New Mexico: Continuity is a rarity in this era of college basketball, making New Mexico — a program with no shortage of recent pro/transfer departures — a trendy sleeper choice with its returning nucleus. Richard Pitino transformed the UNM offense in Year 1, jumping over 200 spots nationally in offensive efficiency. The infusion of Jaelen House and Jamal Mashburn — combining for 35.1 points per game and a 1.20 assist/turnover ratio — brought playmaking and shot creation to the up-tempo attack. If Morris Udeze (Wichita State) and Josiah Allick (Kansas City) can help shore up the physicality of the frontcourt, UNM has the makings of a dangerous out come March.
Breakout player to watch
Steven Ashworth, Utah State: The 6-1 Aggie guard is already one of the more efficient offensive players in the conference. He closed his sophomore season with a 20-point outing against Oregon, pocketing six 3-pointers and dishing out five assists. Ashworth is the team’s leading returning scorer and his ability to hit from deep (62 made 3-pointers; .392 3P%) will keep defenses honest. He’s probably best suited to be prominently displayed off-ball next to Rylan Jones as a consistent perimeter threat who also displays lead-guard abilities.
Joseph Hunter, Fresno State: The 6-5 combo guard is a Fresno native who chose the Bulldogs over a bevy of high-major offers, including Illinois, Arkansas, USC and others. He’s a top-100 recruit, bringing versatility and size to the backcourt. Expect Hunter to be an immediate impact in the Mountain West as a potential sixth man.
Best transfer addition
Darrion Trammell, San Diego State: A West Coast transfer point guard who plays with quickness, defends, and can score at all three levels? Sounds awfully familiar for the SDSU program (looking at you, Malachi Flynn, Devin Watson and Xavier Thames). Trammell is a shifty guard who makes the right reads in pick-and-roll situations by pulling up, driving or finding the open man.

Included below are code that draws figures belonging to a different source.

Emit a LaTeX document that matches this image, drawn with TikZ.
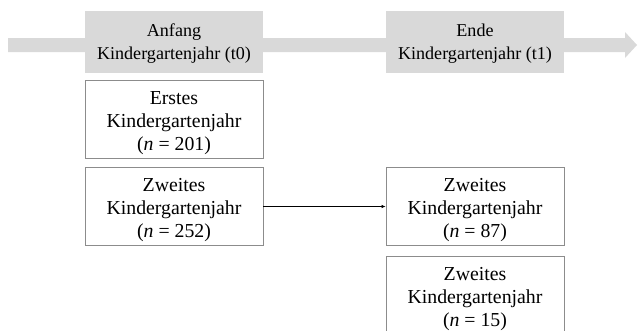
\documentclass[tikz,border=0pt]{standalone}
\usepackage{fontspec}
\setmainfont{Liberation Serif}
\usepackage{xcolor}
\usepackage{tikz}
\usetikzlibrary{arrows.meta}
\definecolor{phase}{HTML}{D9D9D9}
\definecolor{rim}{HTML}{8C8C8C}
\newcommand{\lift}[1]{\rule{0pt}{#1}}

\begin{document}
\begin{tikzpicture}[x=1pt,y=-1pt]
\tikzset{hd/.style={align=center, fill=phase, minimum width=178pt, minimum height=62pt, inner sep=0pt, font=\fontsize{18.1}{22.6}\selectfont},
  grp/.style={align=center, draw=rim, fill=white, line width=.8pt, minimum width=178pt, minimum height=78pt, inner sep=0pt, font=\fontsize{19.8}{23}\selectfont},
  conn/.style={line width=.6pt, -{Latex[length=4pt,width=3.5pt]}}};
\clip (0,0) rectangle (638,330);
% timeline
\fill [phase] (8,38) -- (625,38) -- (625,32) -- (637,45) -- (625,58) -- (625,52) -- (8,52) -- cycle;
\node [hd] (t0) at (174,42) {\lift{16pt}Anfang\\Kindergartenjahr (t0)};
\node [hd] (t1) at (475,42) {\lift{16pt}Ende\\Kindergartenjahr (t1)};
% groups
\node [grp] (erst) at (174,119) {\lift{21pt}Erstes\\Kindergartenjahr\\(\textit{n} = 201)};
\node [grp] (zweitA) at (174,206.5) {\lift{21pt}Zweites\\Kindergartenjahr\\(\textit{n} = 252)};
\node [grp] (zweitB) at (475,206.5) {\lift{21pt}Zweites\\Kindergartenjahr\\(\textit{n} = 87)};
\node [grp] (zweitC) at (475,295) {\lift{21pt}Zweites\\Kindergartenjahr\\(\textit{n} = 15)};
\draw [conn] (zweitA) -- (zweitB);
\end{tikzpicture}
\end{document}
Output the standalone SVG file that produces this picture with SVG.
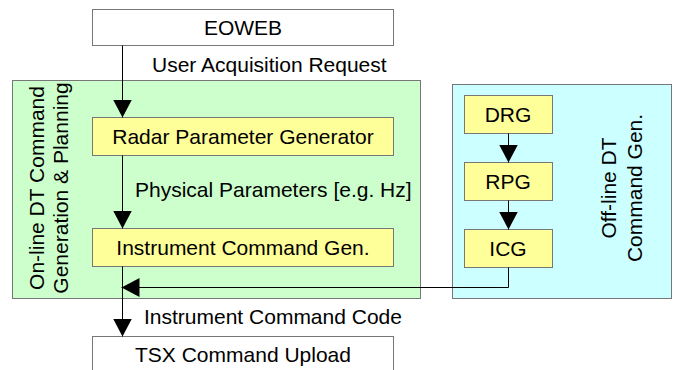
<svg xmlns="http://www.w3.org/2000/svg" width="673" height="370" viewBox="0 0 673 370">
<defs>
<marker id="ah" markerWidth="18" markerHeight="19" refX="18" refY="9.5" orient="auto" markerUnits="userSpaceOnUse">
<path d="M0,0 L18,9.5 L0,19 Z" fill="#000"/>
</marker>
<style>
text{font-family:"Liberation Sans",Arial,sans-serif;font-size:21px;fill:#000}
.c{text-anchor:middle}
.box{stroke:#777;stroke-width:1}
.w{fill:#fff}
.y{fill:#ffff99}
.line{stroke:#000;stroke-width:1;fill:none}
</style>
</defs>
<rect width="673" height="370" fill="#fff"/>
<g id="online-group">
<rect class="box" x="12.5" y="80.5" width="408" height="218" fill="#ccffcc"/>
<text class="c" transform="translate(44,188) rotate(-90)">On-line DT Command</text>
<text class="c" transform="translate(68,188) rotate(-90)">Generation &amp; Planning</text>
</g>
<g id="offline-group">
<rect class="box" x="452.5" y="84.5" width="219" height="214" fill="#ccffff"/>
<text class="c" transform="translate(616,188) rotate(-90)">Off-line DT</text>
<text class="c" transform="translate(642,188) rotate(-90)">Command Gen.</text>
</g>
<g id="eoweb">
<rect class="box w" x="92.5" y="9.5" width="301" height="36"/>
<text class="c" x="243" y="35">EOWEB</text>
</g>
<g id="rpg-online">
<rect class="box y" x="92.5" y="117.5" width="301" height="38"/>
<text class="c" x="243" y="144">Radar Parameter Generator</text>
</g>
<g id="icg-online">
<rect class="box y" x="92.5" y="228.5" width="301" height="38"/>
<text class="c" x="243" y="255">Instrument Command Gen.</text>
</g>
<g id="tsx">
<rect class="box w" x="92.5" y="336.5" width="301" height="40"/>
<text class="c" x="243" y="362">TSX Command Upload</text>
</g>
<g id="drg">
<rect class="box y" x="464.5" y="95.5" width="88" height="38"/>
<text class="c" x="508" y="122">DRG</text>
</g>
<g id="rpg">
<rect class="box y" x="464.5" y="162.5" width="88" height="38"/>
<text class="c" x="508" y="189">RPG</text>
</g>
<g id="icg">
<rect class="box y" x="464.5" y="229.5" width="88" height="38"/>
<text class="c" x="508" y="256">ICG</text>
</g>
<g id="connectors">
<line class="line" x1="122.5" y1="45.5" x2="122.5" y2="117.5" marker-end="url(#ah)"/>
<line class="line" x1="122.5" y1="155.5" x2="122.5" y2="228.5" marker-end="url(#ah)"/>
<line class="line" x1="122.5" y1="266.5" x2="122.5" y2="336.5" marker-end="url(#ah)"/>
<polyline class="line" points="508.5,267.5 508.5,287.5 121.5,287.5" marker-end="url(#ah)"/>
<line class="line" x1="508.5" y1="133.5" x2="508.5" y2="162.5" marker-end="url(#ah)"/>
<line class="line" x1="508.5" y1="200.5" x2="508.5" y2="229.5" marker-end="url(#ah)"/>
<text x="152" y="72">User Acquisition Request</text>
<text x="135" y="197">Physical Parameters [e.g. Hz]</text>
<text x="144" y="324">Instrument Command Code</text>
</g>
</svg>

Player of the Year prediction
Hunter Maldonado, Wyoming: There is no shortage of Player of the Year candidates heading into the 2022-23 season. SDSU’s Matt Bradley is a smart choice though his usage (fortunately) probably won’t be as high this season with an improved supporting cast. CSU’s Isaiah Stevens will take on a bigger role without sidekick David Roddy, Boise State’s Tyson Degenhart should have a huge season, and then there’s Wyoming’s Hunter Maldonado/Graham Ike duo. We’re leaning towards Maldonado, who offers the most versatility and creation abilities in the conference. The 6-7 floor leader was the only player in college hoops last season who tallied 18 points, 6 assists and 5 rebounds per game.